Schild, who also won silver in this event at Vancouver 2010, became the oldest slalom medallist at 32 years old, while Zettel earned her first Olympic podium place.

Shiffrin added: "This is one of the most special days of my life.

"Winning a gold medal at the Olympics is one thing, but being able to share it with these two, they're two of my greatest idols.

"I used to watch them ski ever since I can remember and I really modelled myself after them."

Defending champion Maria Hoefl-Riesch was second after the first run but a big mistake halfway through her second attempt saw her finish fourth, 1.19secs behind Shiffrin, who has been compared to the German as well as fellow Olympic gold medallists Tina Maze and most prominently compatriot Lindsay Vonn.

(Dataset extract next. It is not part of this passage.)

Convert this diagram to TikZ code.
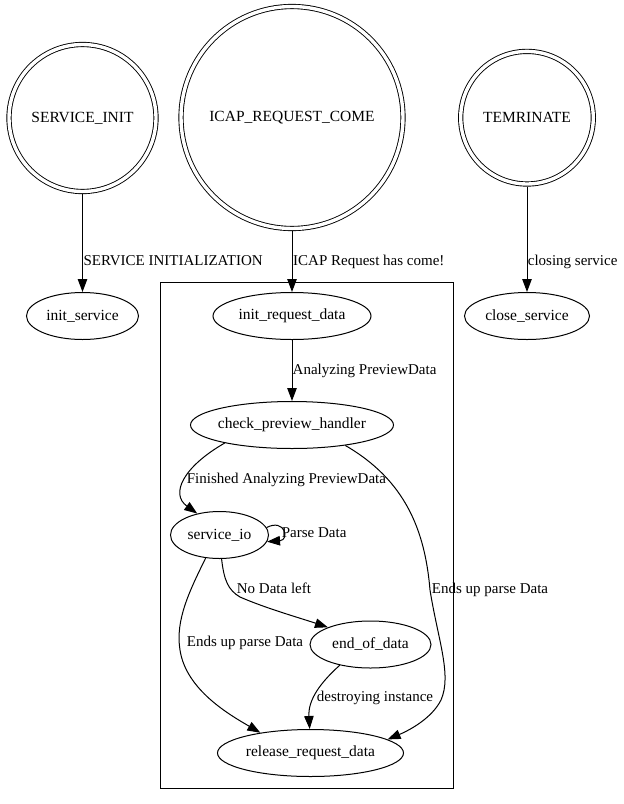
\documentclass[tikz,border=0pt]{standalone}
\usepackage{fontspec}
\setmainfont{Liberation Serif}
\usetikzlibrary{arrows.meta,shapes.geometric}

% node and edge label fonts
\newcommand\nodefont{\fontsize{15.5}{18}\selectfont}
\newcommand\edgefont{\fontsize{15}{18}\selectfont}
% zero-width label so the shape size is set only by minimum width/height
\newcommand\nm[1]{\makebox[0pt]{#1}}

\tikzset{
  state/.style={ellipse, draw, line width=1pt, inner sep=0pt,
    minimum height=47pt, font=\nodefont},
  final/.style={circle, draw, line width=0.9pt, double, double distance=3.4pt,
    inner sep=0pt, outer sep=2.6pt, font=\nodefont},
  lbl/.style={anchor=base west, inner sep=0pt, font=\edgefont},
  edge/.style={draw, line width=1pt, -{Triangle[length=13pt,width=9.5pt]}},
  cluster/.style={draw, line width=1pt}
}

\begin{document}
\begin{tikzpicture}[x=1pt,y=-1pt]
\useasboundingbox (0,0) rectangle (624,804);

% start states
\node[final, minimum size=147pt] (si)   at (82.5,118)  {\nm{SERVICE\_INIT}};
\node[final, minimum size=222pt] (icap) at (292,117.5) {\nm{ICAP\_REQUEST\_COME}};
\node[final, minimum size=132.6pt] (term) at (527,117.7) {\nm{TEMRINATE}};

% top-level states
\node[state, minimum width=112pt] (is)  at (82.5,316) {\nm{init\_service}};
\node[state, minimum width=158pt] (ird) at (292,316)  {\nm{init\_request\_data}};
\node[state, minimum width=125pt] (cs)  at (527,316)  {\nm{close\_service}};

% request handling cluster
\draw[cluster] (160.5,282) rectangle (453.3,788);
\node[state, minimum width=203pt] (cph) at (292,425)    {\nm{check\_preview\_handler}};
\node[state, minimum width=98pt]  (sio) at (219.5,535)  {\nm{service\_io}};
\node[state, minimum width=121pt] (eod) at (370.5,644.5){\nm{end\_of\_data}};
\node[state, minimum width=186pt] (rrd) at (310.5,753)  {\nm{release\_request\_data}};

% transitions
\draw[edge] (si) -- (is);
\draw[edge] (icap) -- (ird);
\draw[edge] (term) -- (cs);
\draw[edge] (ird) -- (cph);
\draw[edge] (cph.195) .. controls (183,467) and (170,494) .. (sio.136);
\draw[edge] (sio.9) .. controls (285,518) and (290,540) .. (sio.-8);
\draw[edge] (sio.275) .. controls (224,580) and (228,590) .. (240,597)
            .. controls (265,608) and (300,618) .. (eod.158);
\draw[edge] (sio.239) .. controls (190,590) and (175,620) .. (180,650)
            .. controls (186,690) and (230,715) .. (rrd.158);
\draw[edge] (eod.214) .. controls (320,683) and (308,700) .. (rrd.92);
\draw[edge] (cph.339) .. controls (405,480) and (425,530) .. (430,590)
            .. controls (438,640) and (452,675) .. (441,700)
            .. controls (432,718) and (410,730) .. (rrd.10);

% transition labels
\node[lbl] (l1)  at (83.3,265.7)  {SERVICE INITIALIZATION};
\node[lbl] (l2)  at (293,265.7)   {ICAP Request has come!};
\node[lbl] (l3)  at (527.7,265.7) {closing service};
\node[lbl] (l4)  at (292.5,374)   {Analyzing PreviewData};
\node[lbl] (l5)  at (186.7,483.3) {Finished Analyzing PreviewData};
\node[lbl] (l6)  at (281.7,537.7) {Parse Data};
\node[lbl] (l7)  at (236.7,593.3) {No Data left};
\node[lbl] (l8)  at (186.7,646.7) {Ends up parse Data};
\node[lbl] (l9)  at (431.7,593.3) {Ends up parse Data};
\node[lbl] (l10) at (316.7,701.7) {destroying instance};
\end{tikzpicture}
\end{document}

Shiffrin added: "I do like being compared to all these amazing, great athletes and I'm really honoured to have that comparison.

"But I don't want to be the young Tina Maze or the next Lindsay Vonn, I want to be Mikaela Shiffrin and hopefully this gold medal is going to improve that."

Great Britain's curling men had to settle for silver after a 9-3 thrashing by Canada in their final in Sochi which ended with only eight of 10 ends completed.

David Murdoch's all-Scottish rink were looking to become the first men's curling team from Great Britain to win gold for 90 years.

However, as it transpired, they took a heavy beating until calling it a day when defeat was inevitable.

Second place confirmed that Great Britain, with a fourth medal of the Games, have at least matched their medal haul from Chamonix 1924 and it was their second curling medal in Sochi after Eve Muirhead's women's team took bronze on Thursday.

For Murdoch, 35, it is third time lucky after failing to win a medal in Turin, 2006, and Vancouver, 2010.

But he will surely have mixed feelings after a torturous day in the Ice Cube Curling Center where it was reported that Scottish fans were told to take down the Saltire flag by a Sochi official as it is not allowed under International Olympic Committee rules.

Michael Goodfellow's first throw of the match was right on the button but it went downhill fast after that as GB conceded two in the first end to put them immediately under pressure.

Murdoch could only reduce the deficit by one in the next end when he had hammer - the final throw of the end which is often crucial - as his final stone was just a little too heavy in delivery.

In a fraught third end, Greg Drummond rescued a poor first throw with his second effort but the Canadian curlers added another three to the scoreline to turn the screw just that little bit more.

Murdoch was finding it tough and his first shot in the fourth end cleared the house and his last was also below-par which gave Canada a steal of one to make it 6-1 and although GB pulled a point back in the fifth, the gold medal was way out of reach by then.

The Canadians were relentless, making it 8-2 with hammer in the sixth as skip Brad Jacobs slid his final stone towards the unguarded button and Murdoch compounded a miserable performance in the next end, when again, an overly-heavy shot turned a probable two into a one.

When Canada stretched their lead by one in the ninth it was enough for Murdoch, who signalled that the game was over.

Ukraine stormed to gold in the women's 4x6km team biathlon, finishing 26.4 seconds ahead of nearest challengers Russia.

Olena Pidhrushna, on the anchor leg for Ukraine, hit every target in the final shoot to race clear of Russia's Olga Vilukhina down the stretch.

Norway came home in bronze medal position, 37.6 seconds behind the Ukrainians.

Marielle Thompson underlined her status as favourite for the women's ski cross by taking gold at Rosa Khutor Extreme Park.

The 21-year-old Canadian capped a fantastic season, that has seen her secure two wins and four podiums from seven World Cup races, by topping the standings in Sochi with a deserved victory, where she came first in all four of her races on Friday.

Compatriot Kelsey Serwa was on Thompson's heels for the entirety of the final but had to settle for silver, while Sweden's Anna Holmlund took bronze.

Ophelie David could not end her career with an Olympics medal after crashing midway through the course and finishing fourth.

France's David, world champion in 2007 and four times winner of the prestigious Winter X Games, was the oldest competitor in this event at 37 and had looked on course for a much-awaited Olympics podium, but stumbled over in the showpiece event.

Meanwhile, Anna Woerner and Stephanie Joffroy both had to be led away on stretchers in their respective quarter-finals in rainy and foggy conditions.

Germany's Woerner failed to complete the course after a high-speed crash and appeared to suffer a serious knee injury, while Joffroy of Chile also looked to have injured her leg after stumbling over in the very next heat.